Electrics and Wiring

✓  Any visible wiring should be in good condition, with no exposed joins or splices, and any cables secure and properly protected.

✓  The fuse box and service panel should have enough capacity for the home, and that all the cables are attached to the connectors. The box should not be overheating.

✓  Cooling and Heating Systems

✓  If the heating system uses radiators, check that they are all working.
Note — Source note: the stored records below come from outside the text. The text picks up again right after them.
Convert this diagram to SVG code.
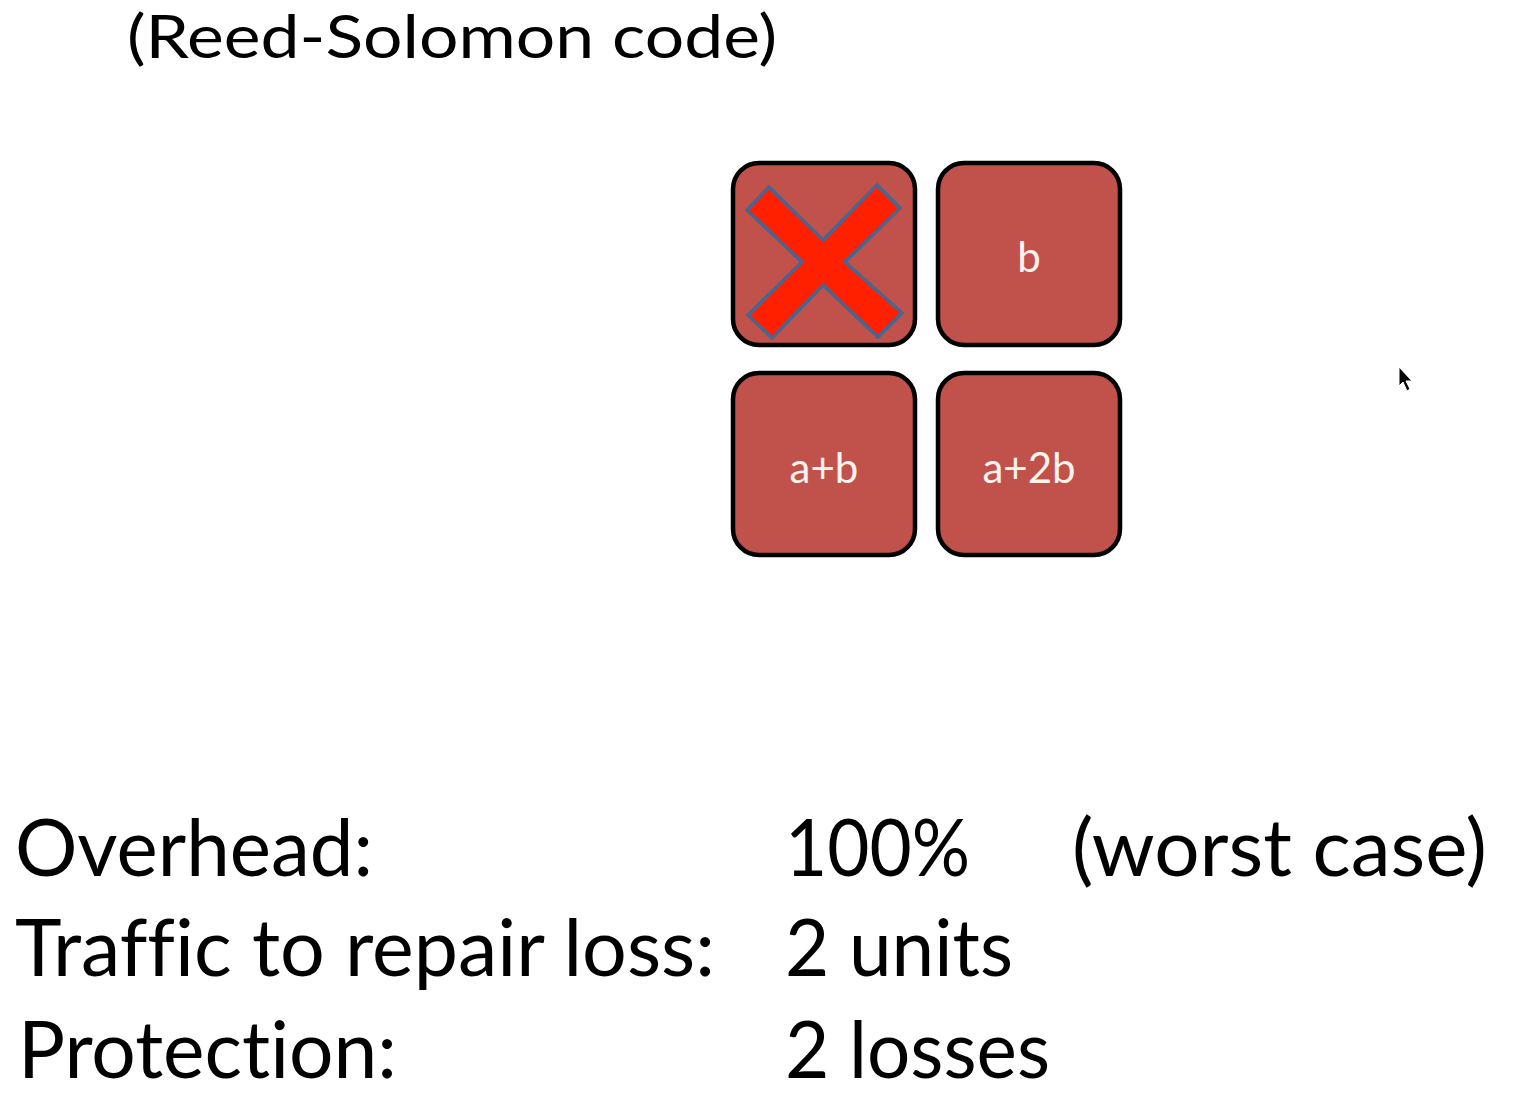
<svg xmlns="http://www.w3.org/2000/svg" width="1513" height="1102" viewBox="0 0 1513 1102">
<style>
.t{font-family:Lato,"Open Sans","Liberation Sans",sans-serif;fill:#000;font-variant-ligatures:none}
.big{font-size:80px}
.box{fill:#c0524b;stroke:#000;stroke-width:4.5}
.lbl{font-family:Lato,"Open Sans","Liberation Sans",sans-serif;font-size:42px;fill:#fdf3ee;text-anchor:middle}
</style>
<rect width="1513" height="1102" fill="#fff"/>
<text class="t" x="127" y="58" font-size="60" textLength="650" lengthAdjust="spacingAndGlyphs">(Reed-Solomon code)</text>
<g id="node-a">
<rect class="box" x="733" y="163" width="182" height="182" rx="26"/>
<polygon points="747,210 769,187 823,240 877,185 900,208 845,262 902,313 878,337 823,285 772,338 748,315 802,262" fill="#ff2000" stroke="#4a6590" stroke-width="3.5" stroke-linejoin="miter"/>
</g>
<g id="node-b">
<rect class="box" x="938" y="163" width="182" height="182" rx="26"/>
<text class="lbl" x="1029" y="272">b</text>
</g>
<g id="node-apb">
<rect class="box" x="733" y="373" width="182" height="182" rx="26"/>
<text class="lbl" x="824" y="483">a+b</text>
</g>
<g id="node-ap2b">
<rect class="box" x="938" y="373" width="182" height="182" rx="26"/>
<text class="lbl" x="1029" y="483">a+2b</text>
</g>
<g id="connectors"></g>
<polygon points="1399,367 1399,386 1403,382 1407,391 1410,389 1406,381 1412,381" fill="#000" stroke="#fff" stroke-width="1"/>
<text class="t big" x="15" y="876" textLength="358" lengthAdjust="spacingAndGlyphs">Overhead:</text>
<text class="t big" x="785" y="876" textLength="185" lengthAdjust="spacingAndGlyphs">100%</text>
<text class="t big" x="1072" y="876" textLength="415" lengthAdjust="spacingAndGlyphs">(worst case)</text>
<text class="t big" x="15" y="976" textLength="700" lengthAdjust="spacingAndGlyphs">Traffic to repair loss:</text>
<text class="t big" x="785" y="976" textLength="228" lengthAdjust="spacingAndGlyphs">2 units</text>
<text class="t big" x="18" y="1078" textLength="379" lengthAdjust="spacingAndGlyphs">Protection:</text>
<text class="t big" x="785" y="1078" textLength="265" lengthAdjust="spacingAndGlyphs">2 losses</text>
</svg>
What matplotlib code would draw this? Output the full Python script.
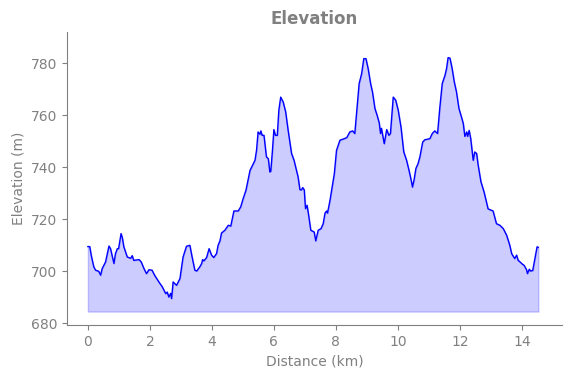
import matplotlib
matplotlib.use('Agg')
import matplotlib.pyplot as plt

distancia = [0.00, 0.06, 0.11, 0.19, 0.25, 0.35, 0.41, 0.46, 0.57, 0.68,
             0.73, 0.84, 0.89, 0.95, 0.99, 1.07, 1.11, 1.16, 1.27, 1.38,
             1.43, 1.48, 1.65, 1.72, 1.81, 1.89, 1.97, 2.07, 2.15, 2.29,
             2.40, 2.51, 2.56, 2.61, 2.67, 2.70, 2.75, 2.86, 2.97, 3.07,
             3.18, 3.29, 3.35, 3.45, 3.51, 3.61, 3.67, 3.70, 3.74, 3.83,
             3.91, 3.99, 4.06, 4.15, 4.20, 4.26, 4.31, 4.42, 4.53, 4.61,
             4.71, 4.85, 4.93, 5.01, 5.10, 5.23, 5.39, 5.44, 5.49, 5.55,
             5.58, 5.62, 5.68, 5.76, 5.82, 5.87, 5.90, 5.95, 6.00, 6.05,
             6.11, 6.16, 6.22, 6.30, 6.38, 6.46, 6.57, 6.65, 6.78, 6.84,
             6.89, 6.93, 6.98, 7.02, 7.07, 7.13, 7.19, 7.30, 7.35, 7.43,
             7.52, 7.59, 7.65, 7.70, 7.73, 7.81, 7.88, 7.95, 8.02, 8.13,
             8.35, 8.45, 8.54, 8.61, 8.67, 8.75, 8.83, 8.90, 8.97, 9.04,
             9.12, 9.18, 9.26, 9.33, 9.40, 9.44, 9.47, 9.51, 9.56, 9.64,
             9.71, 9.76, 9.82, 9.85, 9.93, 10.01, 10.10, 10.19, 10.28, 10.36,
             10.44, 10.47, 10.52, 10.58, 10.65, 10.71, 10.80, 10.87, 11.03, 11.11,
             11.19, 11.28, 11.35, 11.43, 11.52, 11.57, 11.62, 11.68, 11.75, 11.82,
             11.89, 11.97, 12.05, 12.11, 12.16, 12.22, 12.25, 12.30, 12.35, 12.43,
             12.48, 12.54, 12.59, 12.68, 12.78, 12.91, 13.07, 13.18, 13.29, 13.40,
             13.51, 13.61, 13.67, 13.72, 13.77, 13.83, 13.88, 13.94, 14.02, 14.07,
             14.15, 14.18, 14.24, 14.28, 14.35, 14.42, 14.49, 14.53]
elevacion = [709.5, 709.5, 706.0, 701.7, 700.4, 700.0, 698.5, 701.0, 703.6, 709.7,
             708.7, 703.0, 706.8, 708.7, 708.7, 714.5, 713.0, 709.4, 705.5, 705.0,
             706.0, 704.2, 704.5, 703.6, 701.0, 699.1, 700.6, 700.4, 698.5, 695.9,
             694.0, 691.4, 692.0, 690.1, 691.5, 689.5, 695.9, 694.6, 697.2, 705.5,
             709.6, 710.0, 706.2, 700.4, 700.1, 701.7, 703.0, 704.5, 704.0, 705.3,
             708.7, 706.2, 705.3, 706.8, 710.0, 711.7, 714.7, 715.8, 717.7, 717.4,
             723.2, 723.2, 724.8, 728.0, 731.2, 738.8, 742.7, 746.5, 753.6, 752.7,
             754.0, 752.3, 752.3, 744.0, 743.3, 738.2, 738.5, 745.9, 754.5, 752.3,
             752.3, 762.0, 767.0, 765.1, 761.3, 754.2, 745.3, 742.7, 736.3, 731.4,
             731.3, 732.2, 731.3, 724.1, 725.4, 720.9, 715.8, 715.1, 711.7, 715.8,
             716.4, 718.3, 722.4, 723.2, 722.4, 727.3, 732.4, 737.6, 746.5, 750.4,
             751.4, 753.6, 754.0, 753.0, 761.3, 772.2, 776.0, 781.8, 781.8, 778.0,
             772.2, 769.0, 762.6, 760.0, 757.0, 753.0, 755.0, 752.3, 749.1, 754.5,
             752.3, 753.0, 762.6, 767.0, 765.8, 762.0, 755.5, 745.9, 742.7, 738.8,
             734.4, 732.4, 735.0, 739.5, 741.4, 744.0, 749.7, 750.6, 751.0, 753.0,
             754.0, 753.0, 762.6, 772.2, 775.4, 778.0, 782.2, 782.0, 778.0, 772.8,
             769.0, 762.6, 759.4, 756.8, 751.9, 753.6, 751.9, 754.2, 751.0, 742.7,
             745.9, 745.3, 740.8, 734.4, 730.5, 724.0, 723.2, 718.3, 717.7, 716.4,
             713.8, 710.0, 706.8, 705.8, 704.9, 706.2, 704.2, 703.6, 702.7, 702.3,
             700.6, 699.1, 700.8, 700.1, 700.3, 704.9, 709.4, 709.2]

gris = '#808080'
fig = plt.figure(figsize=(5.71, 3.78), dpi=100)
ax = fig.add_axes([0.117, 0.140, 0.867, 0.775])

base = min(elevacion) - 5
ax.fill_between(distancia, elevacion, base, color='blue', alpha=0.2)
ax.plot(distancia, elevacion, color='blue', linewidth=1)

ax.set_xlim(-0.68, 15.29)
ax.set_ylim(679.3, 792)
ax.set_xticks(range(0, 15, 2))
ax.set_yticks(range(680, 781, 20))

ax.set_title('Elevation', fontsize=12, fontweight='bold', color=gris)
ax.set_xlabel('Distance (km)', color=gris)
ax.set_ylabel('Elevation (m)', color=gris)
ax.tick_params(colors=gris, labelcolor=gris)
for lado in ['top', 'right']:
    ax.spines[lado].set_visible(False)
for lado in ['left', 'bottom']:
    ax.spines[lado].set_color(gris)

plt.savefig('out.png', dpi=100)
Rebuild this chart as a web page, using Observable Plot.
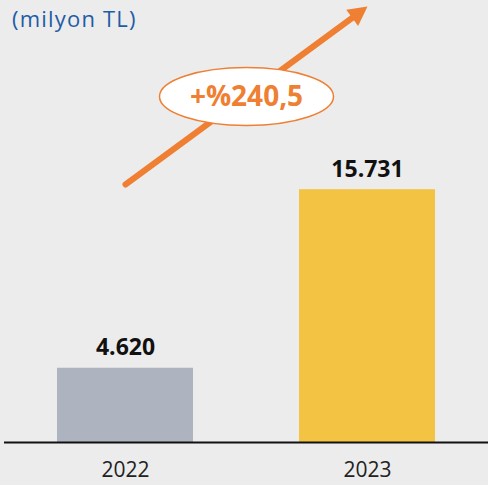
<!DOCTYPE html>
<html>
<head>
<meta charset="utf-8">
<script src="https://cdn.jsdelivr.net/npm/d3@7"></script>
<script src="https://cdn.jsdelivr.net/npm/@observablehq/plot@0.6"></script>
<style>
  html, body { margin: 0; padding: 0; background: #ececec; }
  #wrap { position: relative; width: 488px; height: 485px; overflow: hidden; }
  #title { position: absolute; left: 12px; top: 7px; font-family: "Open Sans", sans-serif; font-size: 22px; line-height: 1; color: #1f5ca6; letter-spacing: 1.2px; white-space: nowrap; }
  svg { display: block; }
</style>
</head>
<body>
<div id="wrap">
  <div id="title">(milyon TL)</div>
</div>
<script>
// Data
const years = ["2022", "2023"];
const values = [4620, 15731];
const valueLabels = ["4.620", "15.731"];
const growthLabel = "+%240,5";
// annotation anchors (data space): arrow from 2022 to 2023
const arrowFrom = 16050;
const arrowTo = 27120;
const badgeY = 21530;

const data = years.map((y, i) => ({year: y, value: values[i], label: valueLabels[i]}));

const ellipse = {
  draw(ctx) {
    const rx = 87, ry = 29, k = 0.5522847;
    ctx.moveTo(rx, 0);
    ctx.bezierCurveTo(rx, ry * k, rx * k, ry, 0, ry);
    ctx.bezierCurveTo(-rx * k, ry, -rx, ry * k, -rx, 0);
    ctx.bezierCurveTo(-rx, -ry * k, -rx * k, -ry, 0, -ry);
    ctx.bezierCurveTo(rx * k, -ry, rx, -ry * k, rx, 0);
    ctx.closePath();
  }
};
// arrowhead: tip at origin, pointing up
const head = {
  draw(ctx) {
    const L = 19, w = 20;
    ctx.moveTo(0, 0);
    ctx.lineTo(w / 2, L);
    ctx.lineTo(-w / 2, L);
    ctx.closePath();
  }
};

function build(rotate) {
  return Plot.plot({
    width: 488,
    height: 485,
    marginLeft: 4,
    marginRight: 0,
    marginTop: 0,
    marginBottom: 43,
    style: {background: "transparent", fontFamily: "Open Sans, sans-serif", overflow: "visible"},
    x: {type: "band", domain: years, paddingInner: 0.44, paddingOuter: 0.22, label: null},
    y: {domain: [0, 27500], axis: null},
    color: {domain: years, range: ["#adb4bf", "#f3c444"]},
    marks: [
      Plot.barY(data, {x: "year", y: "value", fill: (d) => d.year}),
      Plot.ruleY([0], {stroke: "#111", strokeWidth: 2}),
      Plot.axisX({tickSize: 0, tickPadding: 20, fontSize: 21, fill: "#222", label: null}),
      Plot.text(data, {x: "year", y: "value", text: "label", dy: -13, lineAnchor: "bottom", fontSize: 23, fontWeight: "bold", fill: "#111"}),
      Plot.arrow([{a: years[0], b: years[1]}], {x1: "a", x2: "b", y1: () => arrowFrom, y2: () => arrowTo, stroke: "#ef7f32", strokeWidth: 6, headLength: 0, insetEnd: 12}),
      Plot.dot([{a: years[1]}], {x: "a", y: () => arrowTo, symbol: head, r: 10, fill: "#ef7f32", stroke: "none", rotate}),
      Plot.dot([badgeY], {y: (d) => d, symbol: ellipse, r: 10, fill: "white", stroke: "#ef7f32", strokeWidth: 1.5}),
      Plot.text([growthLabel], {y: () => badgeY, text: (d) => d, fontSize: 28, fontWeight: "bold", fill: "#ef7f32", dy: 1})
    ]
  });
}

// first pass to read the scales, then orient the arrowhead along the stem
const probe = build(0);
const sx = probe.scale("x"), sy = probe.scale("y");
const bw = sx.bandwidth || 0;
const px1 = sx.apply(years[0]) + bw / 2, px2 = sx.apply(years[1]) + bw / 2;
const py1 = sy.apply(arrowFrom), py2 = sy.apply(arrowTo);
const angle = Math.atan2(py2 - py1, px2 - px1) * 180 / Math.PI + 90;
const chart = build(angle);
document.getElementById("wrap").appendChild(chart);
</script>
</body>
</html>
With forced air systems ensure there is good airflow through the vents.

✓  Examine the flue of the burner to make sure it is open to the outside, and there are not combustion smells when it is operating.

✓  Clean the air filters on your system, and make sure any ductwork is in good condition.

Other Things to Check

✓ Many local authorities require smoke and carbon monoxide detectors be present in the home. Ensure they are correctly fitted and working if in doubt replace.

✓  If the house has more than one floor make sure the staircase is solid, and any handrails are secure and in good condition.